There was a brief encounter with a French trader I’d met at a party in a carpark. A Sunday night in my kitchen eating Uncle Ben’s micro- rice with spinach while talking about Sartre until 1.30am. There was not the thought of work, or sleep or life beyond. There was just that moment and the way his boyish hair fell in his face.

I will always remember the night ‘Golden Boy’ came over at 2am after some party and we sat in our living room laughing at some guy who’d ended up back at the flat attempting to play the piano. GB whispered in my ear to go upstairs but we just lay on my bed laughing at how his middle toes were so much longer than the rest while listening to some beach boy band. I remember the way he’d looked solemnly at the wall and confided that his father recently passed away, It was the first time he’d told me anything about himself. I hadn’t known what to say.

If only the morning never had to come, if only those nights could go on for ever. There would never need to be the worry over him not texting back. I would never have to know that he posts ridiculous status updates on Facebook. He would never know I’m fundamentally neurotic.

Perhaps it’s true that “if you want a happy ending, it depends where you end the story” but what if the story never ended? If there was no morning but just 1001 nights. An Arabian night isn’t about sex, it’s about the minute you feel…  connected, and sometimes, when you look into each other’s eyes and the clock strikes 4am, you start to hope that day would never break the spell.


It was the lark, the herald of the morn,
No nightingale: look, love, what envious streaks
Do lace the severing clouds in yonder east:
Night’s candles are burnt out, and jocund day
Stands tiptoe on the misty mountain tops.
I must be gone and live, or stay and die. (Romeo and Juliet)

Every tale needs a prince charming, and I met mine last  bank holiday Sunday at a terrace party in Shoreditch. I didn’t immediately know it was him of course, I was distracted by the music, the MDMA and the drink in my hand. I remember liking the way he kept looking over and  though I can’t now remember what we’d talked about, I do remember he leant in and kissed me. It was love at first kiss.

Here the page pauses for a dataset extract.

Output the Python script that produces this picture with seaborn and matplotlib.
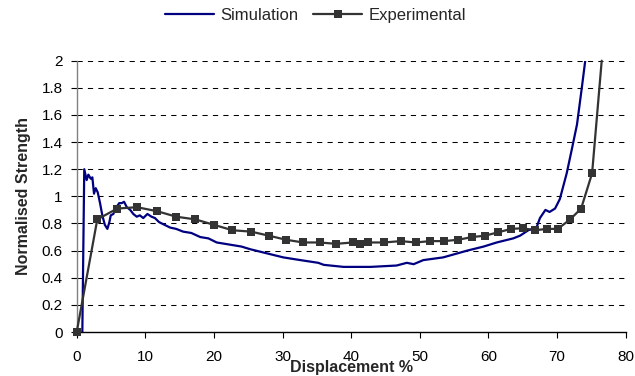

The sun set and the day bled red into the night as we took a cab to another party, then there was just a jumble of kisses and music, and I barely remember how we ended up back at mine. Sleep wasn’t an option. Sleep would break the spell. I tried so hard not to fall asleep but when I opened my eyes I could see the sun falling through a chink in the curtain. Oh god. It was going to be the same nauseous feeling I have with Golden Boy when I look at him passed out and wish he would get the hell out my bed. The awkward conversation which always starts with “so… what are your plans today?” and ends with “I’d better go.”

I wondered if I had morning breath and if I’d remembered to even take off my makeup.

I turned sideways with dread.

The Prince was awake and in the shadow of daylight his eyes were the colour of the deep blue silk on my pillow.

“You fell asleep.” He said, kissing me.

“I did?”

The prince lay back and looked at the ceiling.  “I couldn’t sleep for ages last night,” he said. I thought those marks on your ceiling were ants, and they were racing to the finish line, I was taking bets on which would reach the finish line first.”

I laughed. “I think the left one. It looks faster.”

Though day had come and gone, everything was still the same.

I spent another long day and night with The Prince, so comfortable with someone I’d barely known 48 hours, so easily  lying on his shoulder as he watched sports on TV as if we’d been together five years.

As I fell asleep, he kissed the top of my head and for the first night in five months, I didn’t dream of Chris.

Over lunch the following Saturday I argued with my grandma over happy endings.

“Sad endings are easy to write… they’re endings are for lazy writers,” I argued. “A good happy ending is really special.”

If I end my story about The Prince and I where I did, it would be  a ‘happily ever after”  but, unfortunately unlike fiction, life goes on.

A week of panic over the date he hadn’t finalised turned into tears on my bathroom floor when he hadn’t called in days. There was the text he sent on the day cancelling last minute because he had to work late.

“Can we do Wednesday instead?” he texted.  “How about Thursday then?”

But It was too late. He wasn’t my prince anymore. He’s just a guy I met at the weekend. The spell had been broken, and the arrival of the day had nothing to do with it.

I hate sad endings, but I suppose…. Life does go on… and doesn’t end until it ends. So where does this leave me and the once formally known as ‘Prince?’

I’ll guess…. To be continued.

Then they returned to Scheherazade and displayed her in the second dress, a suit of surpassing goodliness, and veiled her face with her hair like a chin veil. Moreover, they let down her side locks, and she was even as saith of her one of her describers in these couplets:

O hail to him whose locks his cheeks o’ershade,
Who slew my life by cruel hard despite.
Said I, “Hast veiled the morn in night?” He said,
“Nay I but veil moon in hue of night.”